Paul In the early 60's when Peter Thorpe first wrote " Beat the Dealer " the first BJ card counting book, Blackjack was at most only 1-2% of the casino gaming space while roulette and craps were over 50%. Because of this book within ten years of the "secret" getting out that BJ was beatable each casino's BJ tables went up over a 1000 %. WHY --- because the people thought it was beatable game. It was and still is if you will spent the time and effort to learn how. In the late 60's and early 70's the house had an avg take of over 15% on BJ because the avg person didn't know how to play correctly. It will take the average person about a year and a half of practice spending about 2-3 hours a day, 5 days a week to become proficient at counting, figuring true count, shuffle tracking, ghosting, picking up tells, initial table evaluation, and a host of other things that are needed to become a professional BJ player. This must be accomplished while learning how not to look or act like a card counter because you can't make money if they will not let you play BJ in their casino.
So very few people make it to that level and the casino's feel they can always bar them. ( Except AC where it is illegal to bar a person. Due to the Ken Uston law suit against all the casinos in AC. They are allowed to take counter measures now against a single individual. Shuffling after each hand or putting cut card so that only 5 0r 10 % of the deck is dealt. Until you leave of your own accord.

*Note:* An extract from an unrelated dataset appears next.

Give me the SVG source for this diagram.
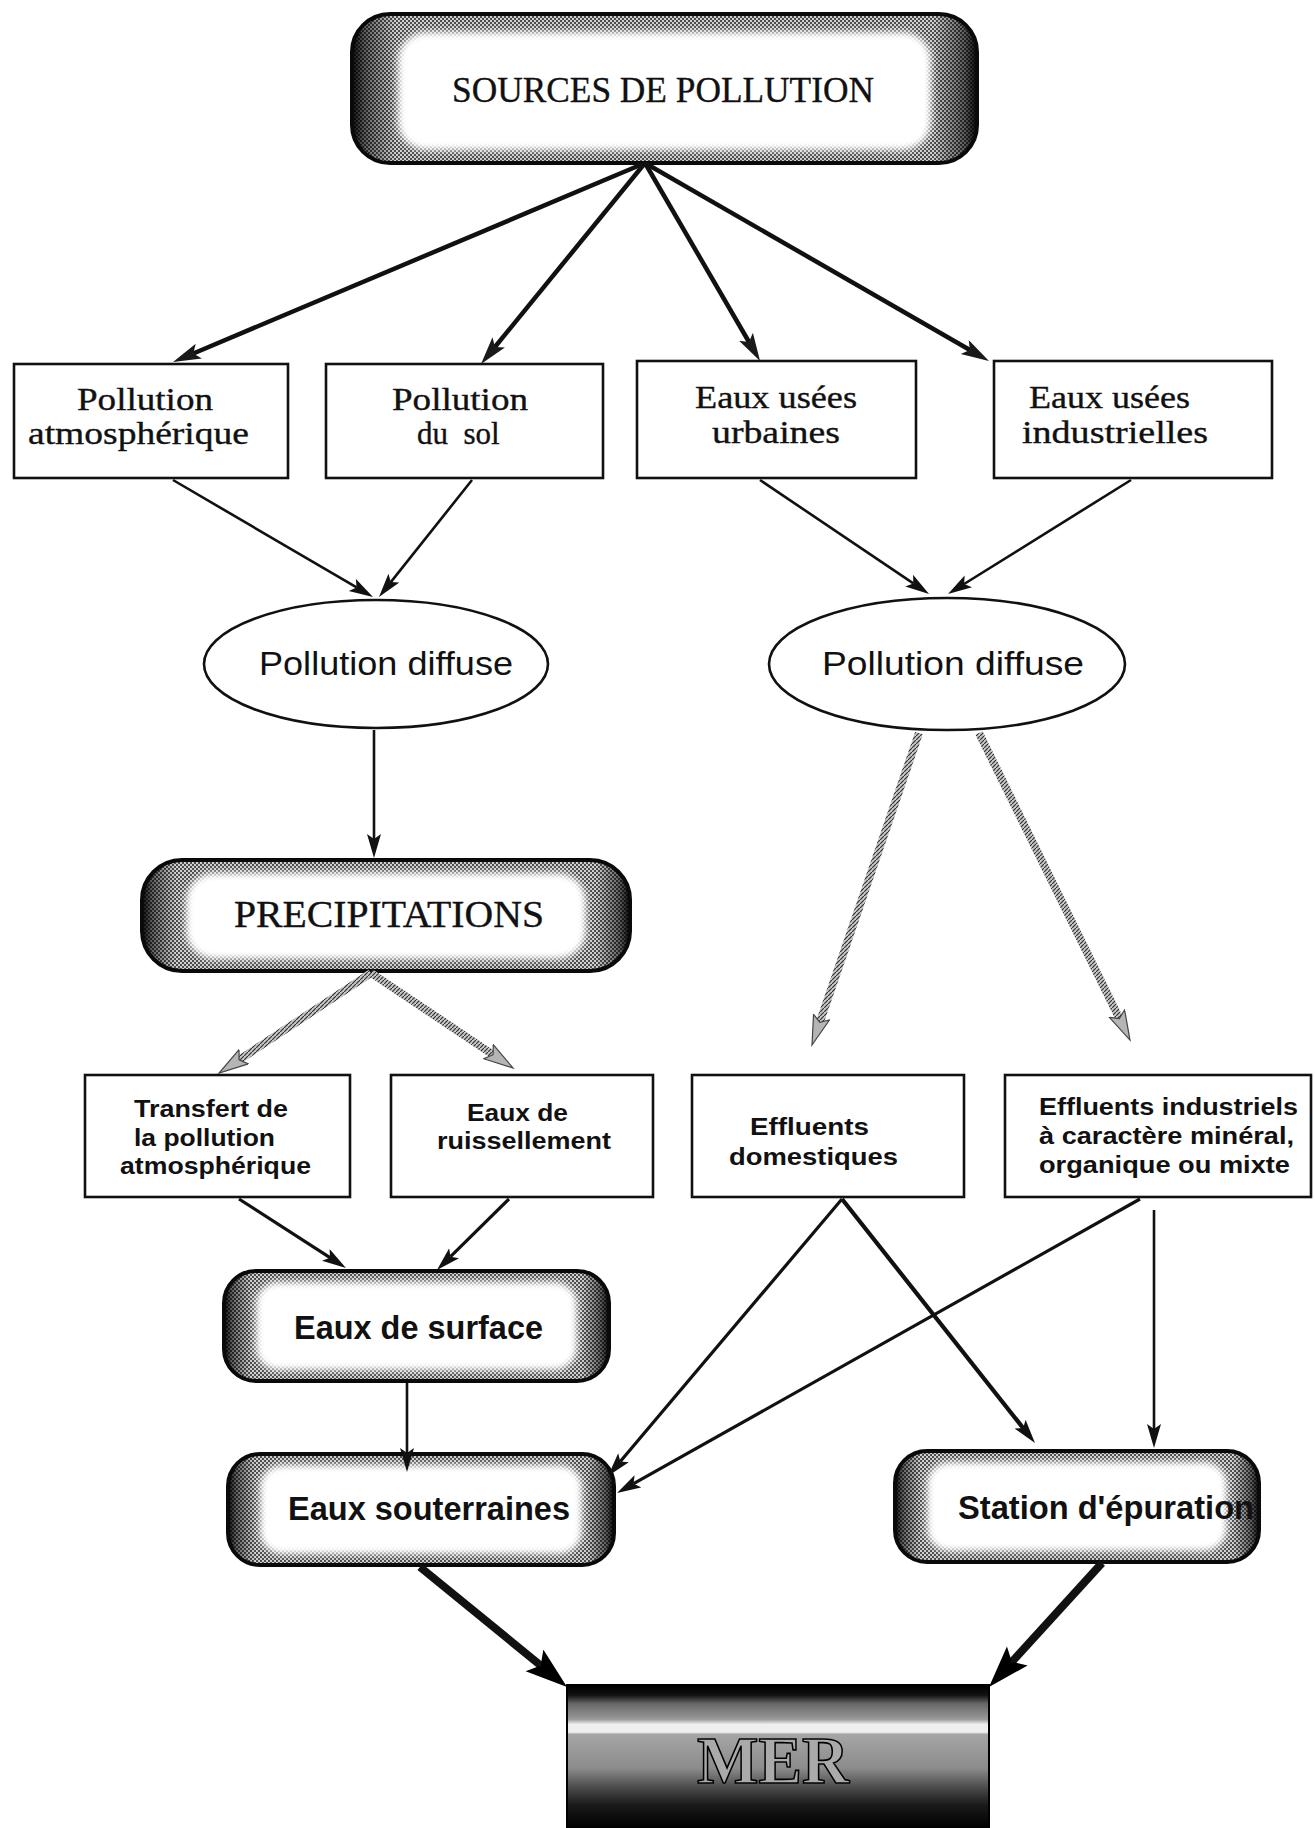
<svg xmlns="http://www.w3.org/2000/svg" width="1315" height="1828" viewBox="0 0 1315 1828">
<style>
.bg{fill:#fff}
.box{fill:#fff;stroke:#111;stroke-width:2.6}
.ell{fill:#fff;stroke:#111;stroke-width:2.6}
.tex{fill:url(#dots);stroke:none}
.shade{fill:url(#edge);stroke:none}
.inner{fill:#fff;stroke:none;filter:url(#soft)}
.frame{fill:none;stroke:#0a0a0a;stroke-width:4}
.serif{font-family:"Liberation Serif","DejaVu Serif",serif;fill:#111;stroke:#111;stroke-width:0.35}
.sans{font-family:"Liberation Sans",Arial,sans-serif;fill:#111}
.bold{font-weight:bold}
.c{fill:none;stroke:#111;stroke-linecap:butt}
.w4{stroke-width:4.5;marker-end:url(#hA)}
.w2{stroke-width:2.6;marker-end:url(#hM)}
.w3{stroke-width:3.2;marker-end:url(#hM)}
.g{stroke:url(#hatch);stroke-width:8;marker-end:url(#hG)}
.thick{stroke-width:8;marker-end:url(#hB)}
</style>
<defs>
<filter id="soft" x="-10%" y="-20%" width="120%" height="140%">
<feGaussianBlur stdDeviation="3.5"/>
</filter>
<pattern id="hatch" width="4" height="4" patternUnits="userSpaceOnUse">
<rect width="4" height="4" fill="#c8c8c8"/>
<path d="M0,4 L4,0" stroke="#333" stroke-width="1.2"/>
</pattern>
<pattern id="dots" width="4" height="4" patternUnits="userSpaceOnUse">
<rect width="4" height="4" fill="#e6e6e6"/>
<rect width="2" height="2" fill="#555"/>
<rect x="2" y="2" width="2" height="2" fill="#555"/>
</pattern>
<linearGradient id="edge" x1="0" y1="0" x2="1" y2="0">
<stop offset="0" stop-color="#000" stop-opacity="0.95"/>
<stop offset="0.02" stop-color="#000" stop-opacity="0.6"/>
<stop offset="0.07" stop-color="#000" stop-opacity="0.1"/>
<stop offset="0.93" stop-color="#000" stop-opacity="0.1"/>
<stop offset="0.98" stop-color="#000" stop-opacity="0.6"/>
<stop offset="1" stop-color="#000" stop-opacity="0.95"/>
</linearGradient>
<linearGradient id="mer" x1="0" y1="0" x2="0" y2="1">
<stop offset="0" stop-color="#000"/>
<stop offset="0.07" stop-color="#111"/>
<stop offset="0.13" stop-color="#666"/>
<stop offset="0.24" stop-color="#9a9a9a"/>
<stop offset="0.275" stop-color="#eee"/>
<stop offset="0.33" stop-color="#eee"/>
<stop offset="0.345" stop-color="#a5a5a5"/>
<stop offset="0.58" stop-color="#8c8c8c"/>
<stop offset="0.72" stop-color="#4a4a4a"/>
<stop offset="0.84" stop-color="#1a1a1a"/>
<stop offset="1" stop-color="#000"/>
</linearGradient>
<marker id="hA" markerUnits="userSpaceOnUse" markerWidth="30" markerHeight="18" refX="6" refY="8" orient="auto">
<path d="M0,0 L28,8 L0,16 L6,8 Z" fill="#1a1a1a"/>
</marker>
<marker id="hM" markerUnits="userSpaceOnUse" markerWidth="26" markerHeight="16" refX="5" refY="7" orient="auto">
<path d="M0,0 L24,7 L0,14 L5,7 Z" fill="#111"/>
</marker>
<marker id="hG" markerUnits="userSpaceOnUse" markerWidth="32" markerHeight="20" refX="6" refY="9" orient="auto">
<path d="M0.5,0.5 L30,9 L0.5,17.5 L6,9 Z" fill="#b5b5b5" stroke="#444" stroke-width="1.2"/>
</marker>
<marker id="hB" markerUnits="userSpaceOnUse" markerWidth="44" markerHeight="30" refX="8" refY="14" orient="auto">
<path d="M0,0 L42,14 L0,28 L8,14 Z" fill="#000"/>
</marker>
</defs>
<rect class="bg" x="0" y="0" width="1315" height="1828"/>

<g id="sources">
<rect class="tex" x="352" y="14" width="625" height="149" rx="38"/>
<rect class="shade" x="352" y="14" width="625" height="149" rx="38"/>
<rect class="inner" x="398" y="32" width="533" height="118" rx="28"/>
<rect class="frame" x="352" y="14" width="625" height="149" rx="38"/>
<text class="serif" x="452" y="102" font-size="35" textLength="422" lengthAdjust="spacingAndGlyphs">SOURCES DE POLLUTION</text>
</g>

<g id="pollution-atmospherique">
<rect class="box" x="14" y="364" width="274" height="114"/>
<text class="serif" x="77" y="410" font-size="31" textLength="136" lengthAdjust="spacingAndGlyphs">Pollution</text>
<text class="serif" x="28" y="444" font-size="31" textLength="221" lengthAdjust="spacingAndGlyphs">atmosphérique</text>
</g>

<g id="pollution-sol">
<rect class="box" x="326" y="364" width="277" height="114"/>
<text class="serif" x="392" y="410" font-size="31" textLength="136" lengthAdjust="spacingAndGlyphs">Pollution</text>
<text class="serif" x="417" y="444" font-size="31">du&#160; sol</text>
</g>

<g id="eaux-usees-urbaines">
<rect class="box" x="637" y="361" width="279" height="117"/>
<text class="serif" x="695" y="408" font-size="31" textLength="162" lengthAdjust="spacingAndGlyphs">Eaux usées</text>
<text class="serif" x="712" y="443" font-size="31" textLength="128" lengthAdjust="spacingAndGlyphs">urbaines</text>
</g>

<g id="eaux-usees-industrielles">
<rect class="box" x="994" y="361" width="278" height="117"/>
<text class="serif" x="1029" y="408" font-size="31" textLength="161" lengthAdjust="spacingAndGlyphs">Eaux usées</text>
<text class="serif" x="1022" y="443" font-size="31" textLength="186" lengthAdjust="spacingAndGlyphs">industrielles</text>
</g>

<g id="pollution-diffuse-1">
<ellipse class="ell" cx="376" cy="664" rx="172" ry="64"/>
<text class="sans" x="259" y="675" font-size="33" textLength="254" lengthAdjust="spacingAndGlyphs">Pollution diffuse</text>
</g>

<g id="pollution-diffuse-2">
<ellipse class="ell" cx="947" cy="664" rx="178" ry="66"/>
<text class="sans" x="822" y="675" font-size="33" textLength="262" lengthAdjust="spacingAndGlyphs">Pollution diffuse</text>
</g>

<g id="precipitations">
<rect class="tex" x="142" y="860" width="488" height="111" rx="40"/>
<rect class="shade" x="142" y="860" width="488" height="111" rx="40"/>
<rect class="inner" x="186" y="873" width="400" height="86" rx="28"/>
<rect class="frame" x="142" y="860" width="488" height="111" rx="40"/>
<text class="serif" x="234" y="927" font-size="37" textLength="310" lengthAdjust="spacingAndGlyphs">PRECIPITATIONS</text>
</g>

<g id="transfert">
<rect class="box" x="85" y="1075" width="265" height="122"/>
<text class="sans bold" x="134" y="1117" font-size="23" textLength="154" lengthAdjust="spacingAndGlyphs">Transfert de</text>
<text class="sans bold" x="134" y="1146" font-size="23" textLength="141" lengthAdjust="spacingAndGlyphs">la pollution</text>
<text class="sans bold" x="120" y="1174" font-size="23" textLength="191" lengthAdjust="spacingAndGlyphs">atmosphérique</text>
</g>

<g id="ruissellement">
<rect class="box" x="391" y="1075" width="262" height="122"/>
<text class="sans bold" x="467" y="1121" font-size="23" textLength="101" lengthAdjust="spacingAndGlyphs">Eaux de</text>
<text class="sans bold" x="437" y="1149" font-size="23" textLength="174" lengthAdjust="spacingAndGlyphs">ruissellement</text>
</g>

<g id="effluents-domestiques">
<rect class="box" x="692" y="1075" width="272" height="122"/>
<text class="sans bold" x="750" y="1135" font-size="23" textLength="119" lengthAdjust="spacingAndGlyphs">Effluents</text>
<text class="sans bold" x="729" y="1165" font-size="23" textLength="169" lengthAdjust="spacingAndGlyphs">domestiques</text>
</g>

<g id="effluents-industriels">
<rect class="box" x="1005" y="1075" width="306" height="122"/>
<text class="sans bold" x="1039" y="1115" font-size="23" textLength="259" lengthAdjust="spacingAndGlyphs">Effluents industriels</text>
<text class="sans bold" x="1039" y="1144" font-size="23" textLength="255" lengthAdjust="spacingAndGlyphs">à caractère minéral,</text>
<text class="sans bold" x="1039" y="1173" font-size="23" textLength="251" lengthAdjust="spacingAndGlyphs">organique ou mixte</text>
</g>

<g id="eaux-surface">
<rect class="tex" x="224" y="1271" width="385" height="110" rx="32"/>
<rect class="shade" x="224" y="1271" width="385" height="110" rx="32"/>
<rect class="inner" x="256" y="1282" width="321" height="88" rx="22"/>
<rect class="frame" x="224" y="1271" width="385" height="110" rx="32"/>
<text class="sans bold" x="294" y="1339" font-size="33" textLength="249" lengthAdjust="spacingAndGlyphs">Eaux de surface</text>
</g>

<g id="eaux-souterraines">
<rect class="tex" x="228" y="1454" width="386" height="111" rx="32"/>
<rect class="shade" x="228" y="1454" width="386" height="111" rx="32"/>
<rect class="inner" x="260" y="1465" width="322" height="89" rx="22"/>
<rect class="frame" x="228" y="1454" width="386" height="111" rx="32"/>
<text class="sans bold" x="288" y="1520" font-size="33" textLength="282" lengthAdjust="spacingAndGlyphs">Eaux souterraines</text>
</g>

<g id="station-epuration">
<rect class="tex" x="895" y="1451" width="364" height="111" rx="32"/>
<rect class="shade" x="895" y="1451" width="364" height="111" rx="32"/>
<rect class="inner" x="927" y="1462" width="300" height="89" rx="22"/>
<rect class="frame" x="895" y="1451" width="364" height="111" rx="32"/>
<text class="sans bold" x="958" y="1519" font-size="33" textLength="296" lengthAdjust="spacingAndGlyphs">Station d'épuration</text>
</g>

<g id="mer">
<rect x="567" y="1685" width="422" height="143" fill="url(#mer)" stroke="#000" stroke-width="2"/>
<text x="697" y="1783" font-size="68" textLength="152" lengthAdjust="spacingAndGlyphs" style="font-family:'Liberation Serif','DejaVu Serif',serif;font-weight:bold;fill:#aaa;stroke:#000;stroke-width:1.6">MER</text>
</g>

<g id="connectors">
<line class="c w4" x1="645" y1="163" x2="193.3" y2="353.5"/>
<line class="c w4" x1="645" y1="163" x2="494.9" y2="347"/>
<line class="c w4" x1="645" y1="163" x2="749" y2="342"/>
<line class="c w4" x1="645" y1="163" x2="969.9" y2="350"/>
<line class="c w2" x1="173" y1="480" x2="356.6" y2="587.4"/>
<line class="c w2" x1="472" y1="480" x2="390.8" y2="582.1"/>
<line class="c w2" x1="760" y1="480" x2="913.3" y2="583.4"/>
<line class="c w2" x1="1131" y1="480" x2="964.1" y2="584"/>
<line class="c w2" x1="374" y1="730" x2="374" y2="839"/>
<line class="c g" x1="371" y1="973" x2="239.1" y2="1059.8"/>
<line class="c g" x1="371" y1="973" x2="493.1" y2="1054.7"/>
<line class="c g" x1="919" y1="733" x2="819.8" y2="1022.3"/>
<line class="c g" x1="979" y1="733" x2="1119.4" y2="1018.5"/>
<line class="c w3" x1="239" y1="1199" x2="330" y2="1257.7"/>
<line class="c w3" x1="509" y1="1199" x2="450.5" y2="1256.7"/>
<line class="c w2" x1="407" y1="1383" x2="407" y2="1453"/>
<line class="c w3" x1="842" y1="1199" x2="620.3" y2="1461.5"/>
<line class="c" style="stroke-width:4.2;marker-end:url(#hM)" x1="842" y1="1199" x2="1023.2" y2="1428.1"/>
<line class="c w3" x1="1140" y1="1199" x2="633.6" y2="1483.7"/>
<line class="c w2" x1="1154" y1="1210" x2="1154" y2="1429"/>
<line class="c thick" x1="420" y1="1567" x2="540.7" y2="1665.5"/>
<line class="c thick" x1="1102" y1="1563" x2="1011.9" y2="1661.9"/>
</g>
</svg>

The point I'm trying to make is that Casinos love to have games that mathematically play very high--- even if it is 100%--- but the average player plays it at a large disadvantage because of the knowledge, practice, concentration required. A lot of casinos now advertise trufully 99.7% payback on a particular bank of slots. the average VP player ( a guess here ) may only play at a 90-93% level. This is better than a lot of their reel slots that they have a chip programmed to pay 94-95%. BUt people are told by experts these VP's are beatable.